SON DAKİKA

Immanuel Kant ve Saf Aklın Eleştirisi

Immanuel Kant 1724 tarihinde doğmuş, Alman felsefesinin kurucu isimlerinden biri olmuş ve felsefe tarihinin kendisinden sonraki dönemini belirleyici olarak etkilemiştir. Eleştirel felsefenin babası olarak kabul edilir.

Konigsberg Üniversitesi Teoloji Fakültesi'nde yüksek öğrenimine başladı. 

Latince, filoloji, matematik, mantık ve teoloji eğitimi aldı.

Eğitimi sırasında Leibniz ve Wolff'tan etkilendi.

Modern felsefenin gelişim seyrine uygun olarak bilgi kuramını ön plana çıkartmıştır. Kant'ın gözünde bilim, liderleri kesin olan ve yöntemleri, ancak Hume'unki gibi felsefi bir kuşkuculuk benimsendiği zaman sorgulanabilen evrensel bir disiplindir. 

Ona göre bilim yansızdır ve nesneldir.

Saf aklın eleştirisi ise Immanuel Kant'ın 1781'de basılan ve en önemli eserleri arasında kabul edilen kitabıdır. Temel olarak Hume'un, olayların arasında bir neden-sonuç ilişkisi olduğu önermesinin kanıtlanamaz olduğu fikrinden yola çıkarak saf aklın mümkün olamayacağına dair ürettiği skeptik bakışına çözüm getirmeye çalışır.

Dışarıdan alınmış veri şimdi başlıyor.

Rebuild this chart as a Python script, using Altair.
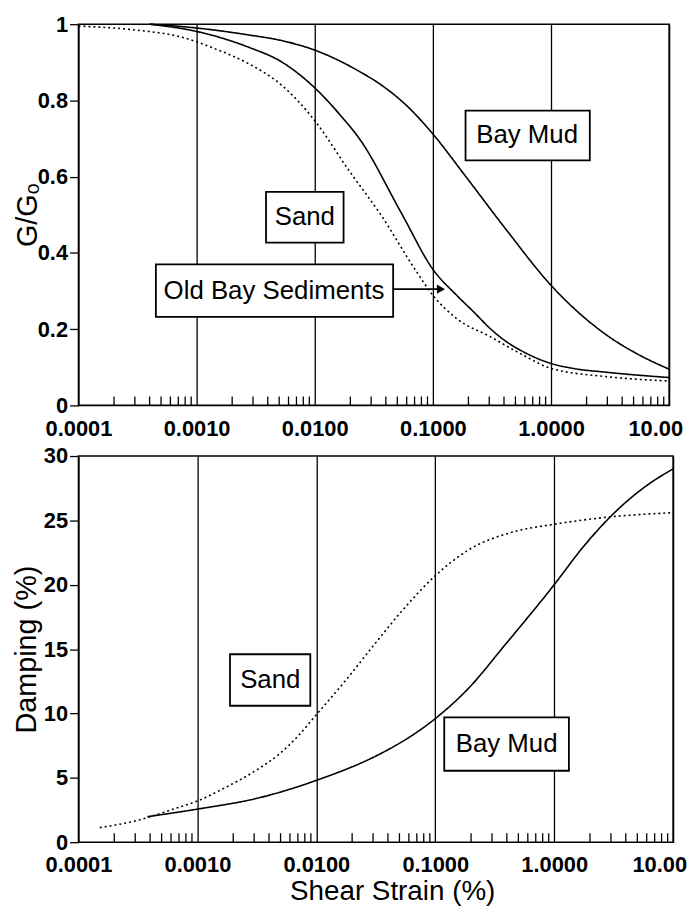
import altair as alt
import pandas as pd

# ---------------- data ----------------
# Top panel: modulus reduction G/Go vs shear strain (%)
sand_g_strain = [0.0001, 0.0003, 0.000746, 0.00142, 0.00273, 0.00525, 0.01, 0.0193, 0.0368, 0.0702, 0.1, 0.16, 0.307, 0.58, 1.0, 2.94, 10.0]
sand_g = [0.995, 0.985, 0.966, 0.936, 0.897, 0.84, 0.747, 0.618, 0.497, 0.358, 0.289, 0.227, 0.18, 0.132, 0.097, 0.0755, 0.064]

oldbay_g_strain = [0.0004, 0.001, 0.00273, 0.00525, 0.01, 0.0164, 0.0242, 0.054, 0.1, 0.16, 0.222, 0.307, 0.42, 0.58, 1.0, 1.54, 2.94, 10.0]
oldbay_g = [1.0, 0.981, 0.94, 0.901, 0.833, 0.762, 0.697, 0.505, 0.357, 0.288, 0.245, 0.201, 0.167, 0.141, 0.11, 0.097, 0.087, 0.073]

baymud_g_strain = [0.0004, 0.001, 0.00273, 0.00525, 0.01, 0.0242, 0.0368, 0.0616, 0.1, 0.185, 0.42, 1.0, 2.94, 5.6, 10.0]
baymud_g = [1.0, 0.99, 0.972, 0.957, 0.932, 0.875, 0.84, 0.783, 0.712, 0.605, 0.46, 0.315, 0.185, 0.132, 0.095]

# Bottom panel: damping (%) vs shear strain (%)
sand_d_strain = [0.000151, 0.000321, 0.000643, 0.001, 0.00165, 0.00311, 0.0049, 0.0071, 0.01, 0.0185, 0.0316, 0.0552, 0.1, 0.19, 0.45, 1.0, 2.5, 10.0]
sand_d = [1.13, 1.72, 2.6, 3.2, 4.16, 5.58, 6.86, 8.3, 9.9, 12.8, 15.5, 18.2, 20.7, 22.7, 24.1, 24.7, 25.2, 25.6]

baymud_d_strain = [0.00038, 0.001, 0.00311, 0.01, 0.0368, 0.0616, 0.1, 0.197, 0.376, 1.0, 1.74, 3.3, 6.2, 10.0]
baymud_d = [1.98, 2.57, 3.39, 4.8, 7.0, 8.2, 9.6, 12.1, 15.2, 20.0, 22.9, 25.7, 27.8, 29.0]

# axis ticks / labels
x_decades = [0.0001, 0.001, 0.01, 0.1, 1.0, 10.0]
x_decade_labels = ["0.0001", "0.0010", "0.0100", "0.1000", "1.0000", "10.00"]
x_minor = [m * 10.0 ** e for e in range(-4, 1) for m in range(2, 10)]
g_ticks = [0, 0.2, 0.4, 0.6, 0.8, 1.0]
g_tick_labels = ["0", "0.2", "0.4", "0.6", "0.8", "1"]
d_ticks = [0, 5, 10, 15, 20, 25, 30]

# label boxes (data coordinates)
top_labels = ["Bay Mud", "Sand", "Old Bay Sediments"]
top_label_x = [0.628, 0.00824, 0.00452]
top_label_y = [0.708, 0.493, 0.30]
top_box_x1 = [0.189, 0.00387, 0.000452]
top_box_x2 = [2.13, 0.01754, 0.0461]
top_box_y1 = [0.643, 0.427, 0.232]
top_box_y2 = [0.773, 0.56, 0.37]

bot_labels = ["Sand", "Bay Mud"]
bot_label_x = [0.0041, 0.398]
bot_label_y = [12.6, 7.6]
bot_box_x1 = [0.00188, 0.119]
bot_box_x2 = [0.0089, 1.33]
bot_box_y1 = [10.6, 5.55]
bot_box_y2 = [14.6, 9.7]

arrow_x1 = [0.0461]
arrow_x2 = [0.112]
arrow_y = [0.305]
arrow_tip_x = [0.117]

FONT = "Liberation Sans"
TOP_W, TOP_H = 595, 384
BOT_W, BOT_H = 599, 389


def label_expr(values, labels):
    expr = "''"
    for v, l in reversed(list(zip(values, labels))):
        tol = v * 0.01 if v else 0.001
        expr = f"abs(datum.value - {v}) < {tol} ? '{l}' : " + expr
    return expr


def x_axis(title=None, last_offset=-12):
    kw = dict(
        values=x_decades,
        labelExpr=label_expr(x_decades, x_decade_labels),
        grid=True, gridColor="black", gridWidth=1.3, gridOpacity=1,
        ticks=False, domain=False, labelFlush=False, labelOverlap=False,
        labelFont=FONT, labelFontSize=22, labelFontWeight="bold", labelColor="black",
        labelPadding=13,
        labelOffset={"condition": {"test": "datum.value > 5", "value": last_offset}, "value": 0},
    )
    if title:
        kw.update(title=title, titleFont=FONT, titleFontSize=28, titleFontWeight="normal",
                  titleColor="black", titlePadding=2, titleX=316)
    else:
        kw.update(title=None)
    return alt.Axis(**kw)


def y_axis(values, title, labels=None, title_pad=0):
    kw = dict(
        values=values, grid=False, domain=False,
        tickSize=9, tickColor="black", tickWidth=1.3,
        labelFont=FONT, labelFontSize=22, labelFontWeight="bold", labelColor="black",
        labelPadding=2, labelFlush=False,
        title=title, titleFont=FONT, titleFontSize=29, titleFontWeight="normal",
        titleColor="black", titlePadding=title_pad,
    )
    if labels:
        kw["labelExpr"] = label_expr(values, labels)
    return alt.Axis(**kw)


xscale = alt.Scale(type="log", domain=[0.0001, 10], nice=False)

# ---------------- top panel ----------------
top_lines = pd.concat([
    pd.DataFrame({"strain": sand_g_strain, "val": sand_g, "series": "Sand"}),
    pd.DataFrame({"strain": oldbay_g_strain, "val": oldbay_g, "series": "Old Bay Sediments"}),
    pd.DataFrame({"strain": baymud_g_strain, "val": baymud_g, "series": "Bay Mud"}),
])
gscale = alt.Scale(domain=[0, 1], nice=False)
dash_scale = alt.Scale(domain=["Sand", "Old Bay Sediments", "Bay Mud"],
                       range=[[2, 3], [1, 0], [1, 0]])

t_lines = alt.Chart(top_lines).mark_line(color="black", interpolate="monotone", strokeWidth=1.6).encode(
    x=alt.X("strain:Q", scale=xscale, axis=x_axis(None, -14)),
    y=alt.Y("val:Q", scale=gscale, axis=y_axis(g_ticks, "G/Gₒ", g_tick_labels, -5)),
    detail="series:N",
    strokeDash=alt.StrokeDash("series:N", scale=dash_scale, legend=None),
)

top_box_df = pd.DataFrame({"x1": top_box_x1, "x2": top_box_x2, "y1": top_box_y1, "y2": top_box_y2})
t_boxes = alt.Chart(top_box_df).mark_rect(fill="white", stroke="black", strokeWidth=1.8).encode(
    x="x1:Q", x2="x2", y="y1:Q", y2="y2")
top_text_df = pd.DataFrame({"x": top_label_x, "y": top_label_y, "t": top_labels})
t_text = alt.Chart(top_text_df).mark_text(font=FONT, fontSize=26, color="black").encode(
    x="x:Q", y="y:Q", text="t:N")

arrow_df = pd.DataFrame({"x1": arrow_x1, "x2": arrow_x2, "y": arrow_y, "tip": arrow_tip_x})
t_arrow = alt.Chart(arrow_df).mark_rule(color="black", strokeWidth=1.8).encode(
    x="x1:Q", x2="x2", y="y:Q")
t_head = alt.Chart(arrow_df).mark_point(shape="triangle-right", filled=True, color="black",
                                        size=90, opacity=1).encode(x="tip:Q", y="y:Q")

minor_df = pd.DataFrame({"m": x_minor})
t_minor = alt.Chart(minor_df).mark_rule(color="black", strokeWidth=1.3).encode(
    x="m:Q", y=alt.value(TOP_H), y2=alt.value(TOP_H - 9))

top = alt.layer(t_lines, t_minor, t_boxes, t_text, t_arrow, t_head).properties(width=TOP_W, height=TOP_H)

# ---------------- bottom panel ----------------
bot_lines = pd.concat([
    pd.DataFrame({"strain": sand_d_strain, "val": sand_d, "series": "Sand"}),
    pd.DataFrame({"strain": baymud_d_strain, "val": baymud_d, "series": "Bay Mud"}),
])
dscale = alt.Scale(domain=[0, 30], nice=False)

b_lines = alt.Chart(bot_lines).mark_line(color="black", interpolate="monotone", strokeWidth=1.6).encode(
    x=alt.X("strain:Q", scale=xscale, axis=x_axis("Shear Strain (%)", -14)),
    y=alt.Y("val:Q", scale=dscale, axis=y_axis(d_ticks, "Damping (%)", None, 2)),
    detail="series:N",
    strokeDash=alt.StrokeDash("series:N", scale=dash_scale, legend=None),
)
bot_box_df = pd.DataFrame({"x1": bot_box_x1, "x2": bot_box_x2, "y1": bot_box_y1, "y2": bot_box_y2})
b_boxes = alt.Chart(bot_box_df).mark_rect(fill="white", stroke="black", strokeWidth=1.8).encode(
    x="x1:Q", x2="x2", y="y1:Q", y2="y2")
bot_text_df = pd.DataFrame({"x": bot_label_x, "y": bot_label_y, "t": bot_labels})
b_text = alt.Chart(bot_text_df).mark_text(font=FONT, fontSize=26, color="black").encode(
    x="x:Q", y="y:Q", text="t:N")
b_minor = alt.Chart(minor_df).mark_rule(color="black", strokeWidth=1.3).encode(
    x="m:Q", y=alt.value(BOT_H), y2=alt.value(BOT_H - 9))

bottom = alt.layer(b_lines, b_minor, b_boxes, b_text).properties(width=BOT_W, height=BOT_H)

chart = alt.vconcat(top, bottom, spacing=51, bounds="flush").properties(
    padding={"left": 3, "top": 1, "right": 0, "bottom": 0},
    background="white",
).configure_view(stroke="black", strokeWidth=1.6).configure_concat(spacing=51)

chart.save("out.html", embed_options={"renderer": "svg", "actions": False})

Kant, öğretisiyle bilimsel bilginin olanaklı olduğunu göstererek, Newton fiziğini temellendirir.

Tüm bu düşünceler arasında med cezir yaşarken daha fazla vakit kaybetmeden zaman makinamı çalıştırıp 1781 yılına ‘Saf Aklın Eleştirisi’ kitabının basıldığı tarihe gidiyorum.

Kendimi tanıtarak üstad ile kahve içerken kitabı hakkında konuşmak istediğimi söylüyorum.

-Kim olduğunu bilmiyorum ancak kitabım hakkında konuşmak istemen hoşuma gitti.

Otur yabancı ne öğrenmek istiyorsan sorabilirsin?

-Üstadım bu kitabı neden yazdın?

-Aslında benim yaklaşımımı felsefede kopernikçi devrim olarak görebilirsin. Kopernik güneşin dünyanın etrafında değil, dünyanın güneşin etrafında döndüğünü öne sürmüştü. Benim devrimci düşünceme göre ise yaşadığımız ve algıladığımız dünya basitçe bizden bağımsız var olamayıp, daha çok algılayanın zihninin niteliklerine bağlıdır.

Dünyaya pembe gözlüklerle bakarsan her şeyi pembe görürsün. Benden önceki birçok filozof, dünya ile ilgili bilginin çok büyük ölçüde pasif alıcısı olduğunu varsaymıştı.

Ben ise aksine dünyayı algılayanlar olarak her deneyimimize belli özellikler yüklediğimizi öne sürdüm.

Neden ve sonuç, zaman ve uzay, dünyada bulunan ve bizden bağımsız var olan şeyler değil, daha çok algılayan öznenin yaptığı katkıdır. Taktığımız gözlükler tüm deneyimlerimizi renklendirir. Benzeştirmeyi daha ileri götürürsek, bir şekilde gözlükleri çıkarsaydık hiçbir şeyi deneyimleyemezdik.

‘Saf Aklın Eleştirisi’ adının da gösterdiği gibi, tek başımıza akılla gerçekliğin doğasını keşfedebileceğimizi öne süren düşünceye yönelik bir saldırıdır aslında.

Benim verdiğim sonuca göre, bilgi hem duyu deneyimini hem de algılayanın katkıda bulunduğu kavramları gerektirir. Biri olmadan diğeri işe yaramaz.

Özellikle görünüş dünyasının ötesinde neyin bulunduğuna ilişkin metafizik kurmaca, deneyime dayanmadıkça değersizdir.

Saf akıl aşkın bir gerçekliğin nihai doğasını vermez…

-Son olarak aydınlanma hakkın ne düşünüyorsun üstadım?

-Aydınlanma, kişinin kendi aklını kullanma cesaretidir…

Yani kısaca, ‘Sapere aude’ diyebiliriz.